Saturday, August 31, 2013

Roswell, the GAO and Hiding Documents

Back in the mid-1990s, New Mexico Representation Steven Schiff asked the Air Force, and by extension other government agencies, what they knew about the UFO crash outside of Roswell. The Government Accounting Office, as it was then known, approached many of those agencies, asking for a search of their files for any documents relating to the event. Predictably, no one found anything that wasn’t already known. The FBI, for example, provided a redacted copy of a message from their Dallas office about information derived from their telephonic investigation of the incident, citing Major Curtan (actually Kirton). I’ve had a complete copy of the document for years which is why I know they misspelled Kirton’s name.

So what? You might be asking yourself.

I read now, of secret documents that come from the raid that killed bin Laden and that had been the subject of FOIA requests by various news agencies including the Associated Press. On May 2, 2011 (or the day after the announcement of the raid by the president), the AP requested “all videos and photographs taken during the raid…”

In March, 2012, according to the DoD response, they could find none of the files… where have we heard that before?

What has been learned, thanks in part to the document dump by Edward Snowden, is that the special operations commander, Admiral William McRaven, ordered the military files purged from the DoD computers and sent on to the CIA. This way they could more easily be kept from the public.

This was done in a blatant attempt (yes, those are my words) to evade the rules of FOIA and the appropriate federal regulations governing the release of this sort of information. The CIA can prevent the release of operational files and this can’t be challenged in court… well, I suppose it can be challenged, but the law would prevent the release.

So now we fall back to the middle of the 1990s, when agencies were searching high and low for any documents that related to Roswell and all said they had nothing that was responsive to that claim. Could it be that those files were moved to other locations to avoid release to the public?

No, I seriously doubt that it was done in response to Schiff’s request, but was
Patrick Saunders
actually done long ago to hide the paper trail for which we have searched for so long. Remember, Patrick Saunders told family members, specifically, daughter Susan, “how well he had covered the ‘paper’ trail’ associated with the clean up!” (She wrote to me on February 20, 1997).

In other words the government was not completely candid in what they had said about the records… or rather, I suppose you could say they were candid; they just looked in all the wrong places.

All this really does, I guess, is show us that the GAO investigation wasn’t the end all because we now know that they, meaning the government agencies and not necessarily the GAO, do hide information. This doesn’t prove that something about Roswell is hidden. It merely opens that door, just a crack.

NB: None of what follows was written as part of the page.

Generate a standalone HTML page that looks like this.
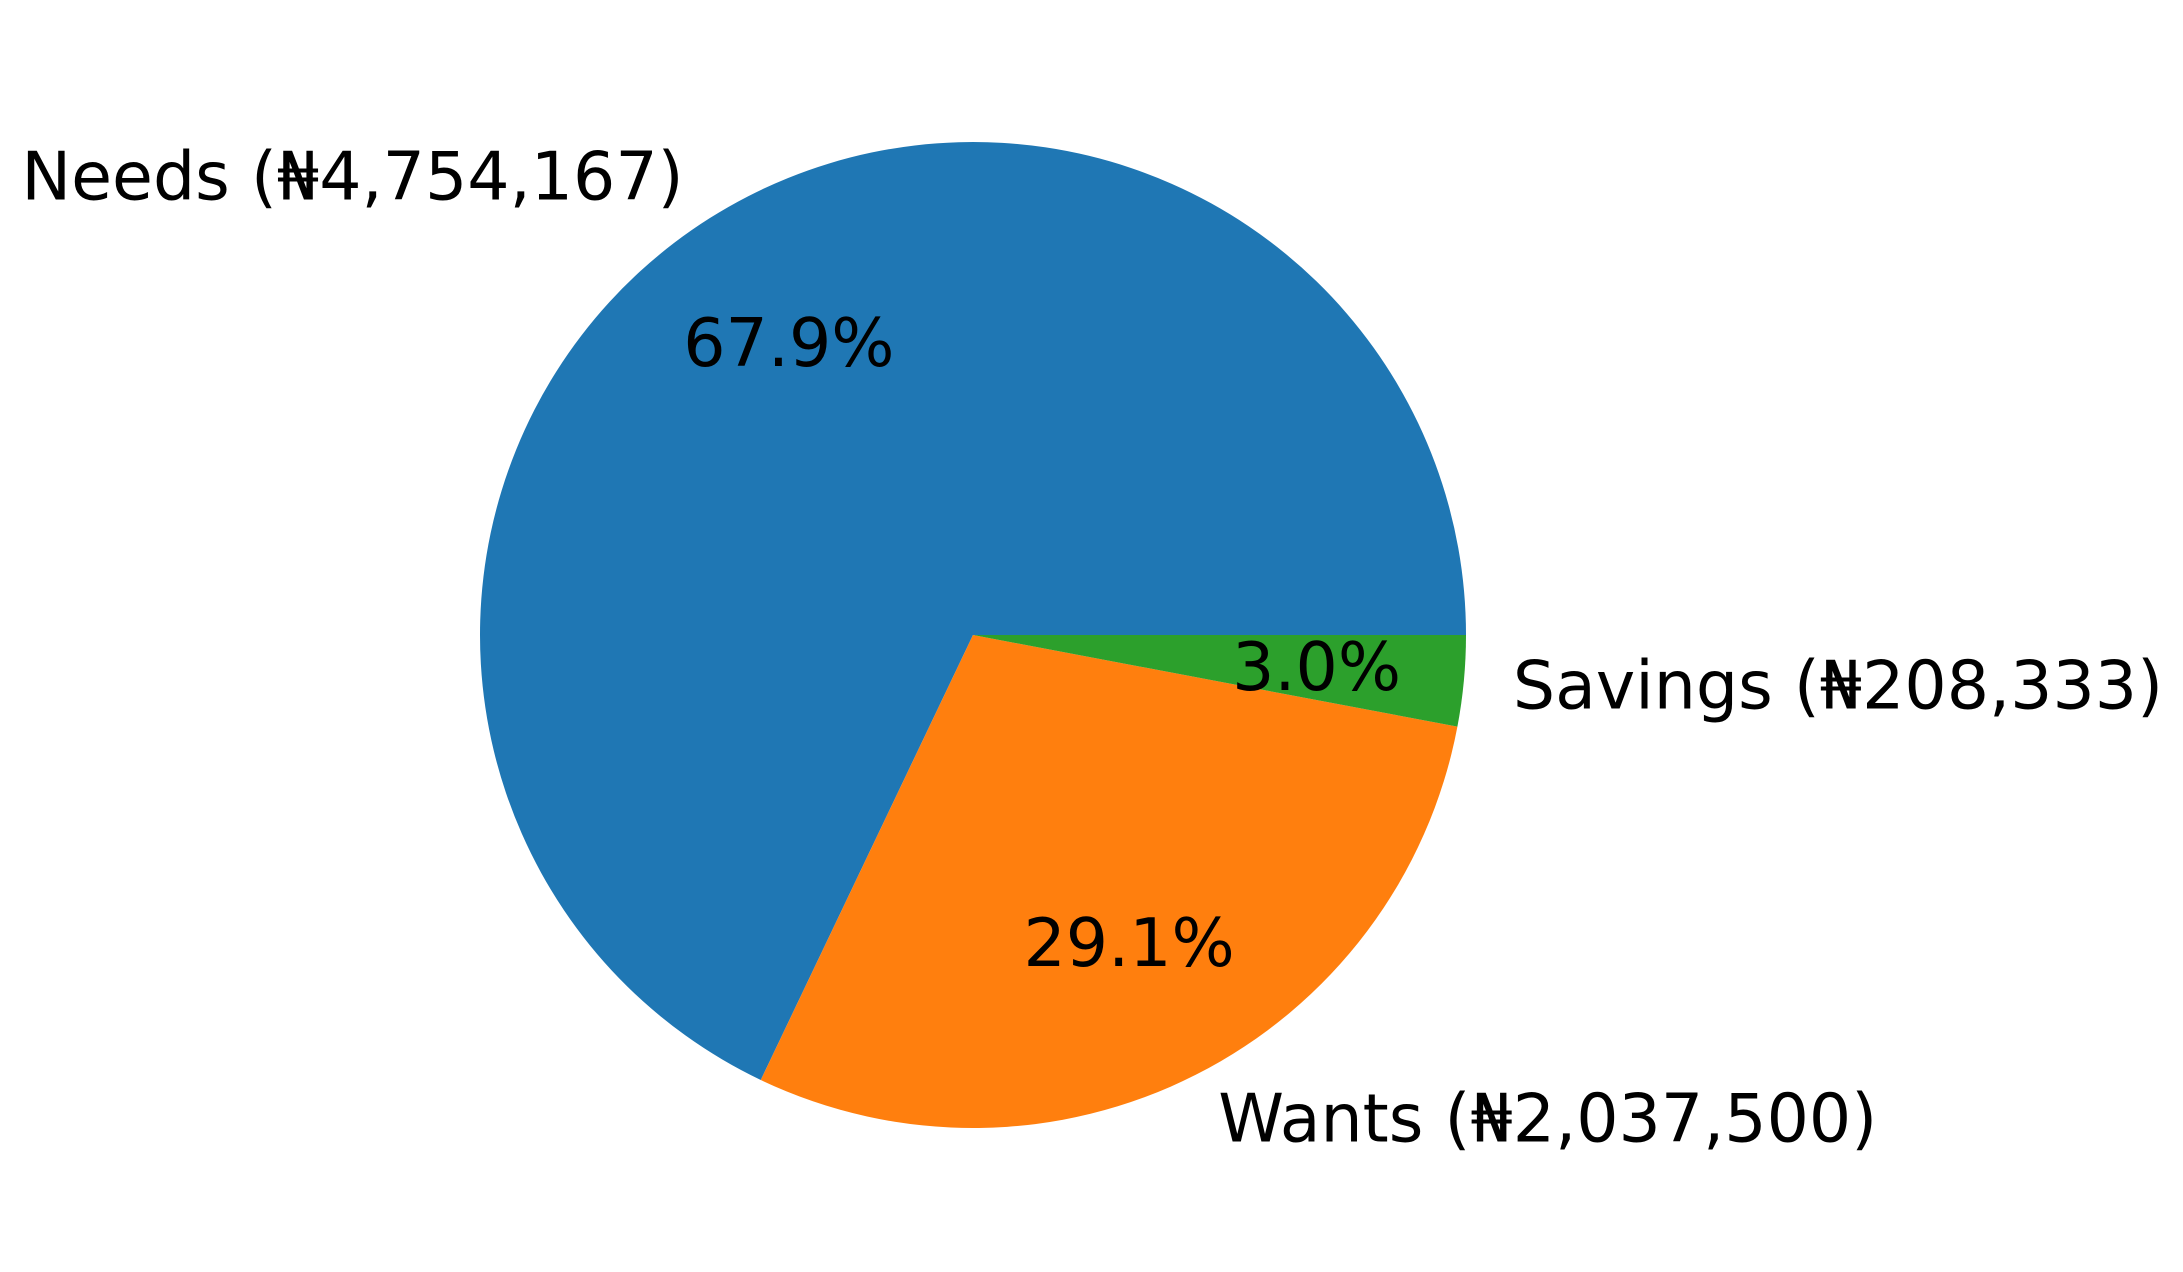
<!DOCTYPE html>
<html><head><meta charset="utf-8"><style>
html,body{margin:0;padding:0;background:#fff;}
svg{display:block;}
text{font-family:"DejaVu Sans","Liberation Sans",sans-serif;font-size:66.5px;fill:#000;}
</style></head><body>
<svg id="chart" width="2183" height="1272" viewBox="0 0 2183 1272" xmlns="http://www.w3.org/2000/svg"></svg>
<script>
const categories = ["Needs", "Wants", "Savings"];
const values = [4754167, 2037500, 208333];
const colors = ["#1f77b4", "#ff7f0e", "#2ca02c"];
const cx = 973, cy = 635, r = 493;
const svg = document.getElementById('chart');
const NS = 'http://www.w3.org/2000/svg';
const total = values.reduce((a, b) => a + b, 0);
function pt(angDeg, rad) {
  const a = angDeg * Math.PI / 180;
  return [cx + rad * Math.cos(a), cy - rad * Math.sin(a)];
}
function fmt(n){return n.toLocaleString('en-US');}
let start = 0;
values.forEach((v, i) => {
  const sweep = v / total * 360;
  const end = start + sweep;
  const [x1, y1] = pt(start, r), [x2, y2] = pt(end, r);
  const large = sweep > 180 ? 1 : 0;
  const p = document.createElementNS(NS, 'path');
  p.setAttribute('d', `M${cx},${cy} L${x1},${y1} A${r},${r} 0 ${large} 0 ${x2},${y2} Z`);
  p.setAttribute('fill', colors[i]);
  
  
  svg.appendChild(p);
  const mid = start + sweep / 2;
  const [lx, ly] = pt(mid, r * 1.1);
  const t = document.createElementNS(NS, 'text');
  t.setAttribute('x', lx); t.setAttribute('y', ly);
  t.setAttribute('dominant-baseline', 'central');
  t.setAttribute('text-anchor', Math.cos(mid * Math.PI / 180) >= 0 ? 'start' : 'end');
  t.textContent = categories[i] + ' (\u20A6' + fmt(values[i]) + ')';
  
  
  svg.appendChild(t);
  const [px, py] = pt(mid, r * 0.7);
  const pc = document.createElementNS(NS, 'text');
  pc.setAttribute('x', px); pc.setAttribute('y', py);
  pc.setAttribute('dominant-baseline', 'central');
  pc.setAttribute('text-anchor', 'middle');
  pc.textContent = (v / total * 100).toFixed(1) + '%';
  
  
  svg.appendChild(pc);
  start = end;
});
</script>
</body></html>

And I suppose we just add this to all the other information that demonstrates that the government doesn’t release everything it has as we have seen time and again, whether it is the Air Force telling Senator Jeff Bingaman of New Mexico that there never was a Project Moon Dust, to the Condon Committee telling us that UFOs have no effect on National Security. It means, unfortunately, much of what they say is not based in any known reality.

3 comments:

David Rudiak said...

The government deliberately hiding sensitive information from the public? Oh really! Just ask CDA; such things are impossible. To claim otherwise means you're a "paranoid" and a "conspiracist".

Frank Stalter said...

You also have to consider that there's is significant documentary material hiding in plain sight. Pertinent information that won't show up with searches like "Roswell" or "UFO," but that's exactly what's dealt with.

Nitram said...

Thanks Kevin for another very readable and interesting article.